Efficient emission of quasi-two-dimensional perovskite films cast by inkjet printing for pixel-defined matrix light-emitting diodes

Abstract

Quasi-two-dimensional (quasi-2D) perovskites are promising materials for potential application in light-emitting diodes (LEDs) due to their high exciton binding energy and efficient emission. However, their luminescent performance is limited by the low-n phases that act as quenching luminescence centers. Here, a novel strategy for eliminating low-n phases is proposed based on the doping of strontium bromide (SrBr2) in perovskites, in which SrBr2 is able to manipulate the growth of quasi-2D perovskites during their formation. It was reasonably inferred that SrBr2 readily dissociated strontium ions (Sr2+) in dimethyl sulfoxide solvent, and Sr2+ was preferentially adsorbed around [PbBr6]4− through strong electrostatic interaction between them, leading to a controllable growth of quasi-2D perovskites by appropriately increasing the formation energy of perovskites.

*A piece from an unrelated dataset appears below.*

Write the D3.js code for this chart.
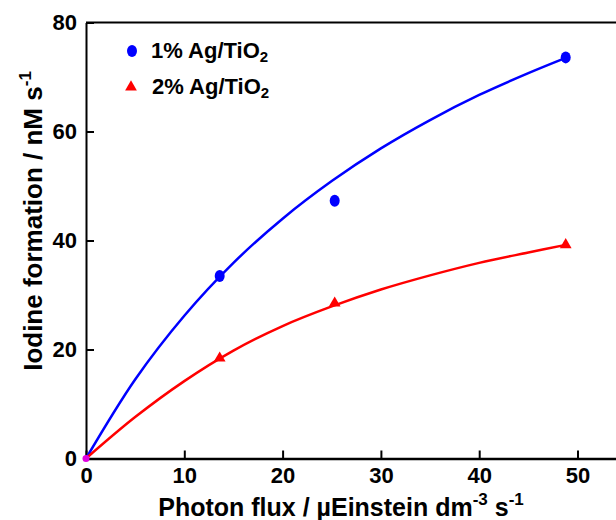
<!DOCTYPE html>
<html>
<head>
<meta charset="utf-8">
<script src="https://cdn.jsdelivr.net/npm/d3@7"></script>
<style>
  body { margin: 0; background: #fff; }
  text { font-family: "Liberation Sans", Arial, sans-serif; font-weight: bold; fill: #000; }
</style>
</head>
<body>
<div id="chart"></div>
<script>
// measured points
const fluxPoints = [0, 13.6, 25.3, 48.8];
const ag1Points = [0, 33.5, 47.3, 73.6];
const ag2Points = [0, 18.4, 28.5, 39.2];

// fitted curves
const curveFlux = [0, 5, 10, 15, 20, 25, 30, 35, 40, 45, 48.8];
const ag1Curve = [0, 14.5, 26.2, 35.9, 44.0, 50.9, 56.9, 62.1, 66.7, 70.7, 73.5];
const ag2Curve = [0, 7.6, 14.2, 19.8, 24.3, 27.9, 31.0, 33.6, 35.9, 37.8, 39.2];

const xTicks = [0, 10, 20, 30, 40, 50];
const yTicks = [0, 20, 40, 60, 80];

const width = 616, height = 520;
const margin = {top: 22.5, left: 86, bottom: 61.5};

const svg = d3.select("#chart").append("svg")
    .attr("width", width)
    .attr("height", height);

const x = d3.scaleLinear().domain([0, 55]).range([margin.left, margin.left + 55 * 9.83]);
const y = d3.scaleLinear().domain([0, 80]).range([height - margin.bottom, margin.top]);

// frame top line
svg.append("line")
    .attr("x1", x(0)).attr("x2", width + 10)
    .attr("y1", y(80)).attr("y2", y(80))
    .attr("stroke", "#000").attr("stroke-width", 2);

// x axis
const xAxis = svg.append("g")
    .attr("transform", `translate(0,${y(0)})`)
    .call(d3.axisBottom(x).tickValues(xTicks).tickSizeInner(-8).tickSizeOuter(0).tickPadding(5));
xAxis.select(".domain").attr("stroke-width", 2.5);
xAxis.selectAll(".tick line").attr("stroke-width", 2);
xAxis.selectAll(".tick text").attr("font-size", 22).attr("font-family", null).attr("dy", "0.9em");

// y axis
const yAxis = svg.append("g")
    .attr("transform", `translate(${x(0)},0)`)
    .call(d3.axisLeft(y).tickValues(yTicks).tickSizeInner(-8).tickSizeOuter(0).tickPadding(9));
yAxis.select(".domain").attr("stroke-width", 2);
yAxis.selectAll(".tick line").attr("stroke-width", 2);
yAxis.selectAll(".tick text").attr("font-size", 22).attr("font-family", null);

// curves
const line = d3.line()
    .x((d, i) => x(curveFlux[i]))
    .y(d => y(d))
    .curve(d3.curveCatmullRom);

svg.append("path").datum(ag1Curve)
    .attr("d", line).attr("fill", "none")
    .attr("stroke", "#0000ff").attr("stroke-width", 2.5);
svg.append("path").datum(ag2Curve)
    .attr("d", line).attr("fill", "none")
    .attr("stroke", "#ff0000").attr("stroke-width", 2.5);

// markers
const tri = d3.symbol().type(d3.symbolTriangle).size(60);

svg.selectAll(".ag1").data(ag1Points.slice(1))
    .join("ellipse")
    .attr("cx", (d, i) => x(fluxPoints[i + 1]))
    .attr("cy", d => y(d))
    .attr("rx", 5).attr("ry", 6)
    .attr("fill", "#0000ff");

svg.selectAll(".ag2").data(ag2Points.slice(1))
    .join("path")
    .attr("d", tri)
    .attr("transform", (d, i) => `translate(${x(fluxPoints[i + 1])},${y(d)})`)
    .attr("fill", "#ff0000");

// origin point where both series overlap
svg.append("circle")
    .attr("cx", x(fluxPoints[0])).attr("cy", y(ag1Points[0]))
    .attr("r", 3.5).attr("fill", "#e000e0");

// legend
const legend = svg.append("g");
legend.append("ellipse")
    .attr("cx", 132).attr("cy", 51).attr("rx", 5).attr("ry", 6)
    .attr("fill", "#0000ff");
legend.append("path")
    .attr("d", tri).attr("transform", "translate(131,87)")
    .attr("fill", "#ff0000");

const l1 = legend.append("text").attr("x", 151).attr("y", 58).attr("font-size", 22);
l1.append("tspan").text("1% Ag/TiO");
l1.append("tspan").attr("font-size", 15).attr("dy", 4).text("2");

const l2 = legend.append("text").attr("x", 152).attr("y", 94).attr("font-size", 22);
l2.append("tspan").text("2% Ag/TiO");
l2.append("tspan").attr("font-size", 15).attr("dy", 4).text("2");

// axis titles
const xt = svg.append("text")
    .attr("x", 341).attr("y", 516)
    .attr("text-anchor", "middle").attr("font-size", 25);
xt.append("tspan").text("Photon flux / µEinstein dm");
xt.append("tspan").attr("font-size", 17).attr("dy", -11).text("-3");
xt.append("tspan").attr("dy", 11).text(" s");
xt.append("tspan").attr("font-size", 17).attr("dy", -11).text("-1");

const yt = svg.append("text")
    .attr("transform", "translate(42,221) rotate(-90)")
    .attr("text-anchor", "middle").attr("font-size", 26);
yt.append("tspan").text("Iodine formation / nM s");
yt.append("tspan").attr("font-size", 17).attr("dy", -11).text("-1");
</script>
</body>
</html>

It has been experimentally proved that the growth can almost completely eliminate low-n phases of quasi-2D perovskite films, which exhibited remarkably enhanced photoluminescence. A high electroluminescent efficiency matrix green quasi-2D perovskite-LED (PeLED) with a pixel density of 120 pixels per inch fabricated by inkjet printing technique was achieved, exhibiting a peak external quantum efficiency of 13.9%, which is the most efficient matrix green quasi-2D PeLED so far to our knowledge.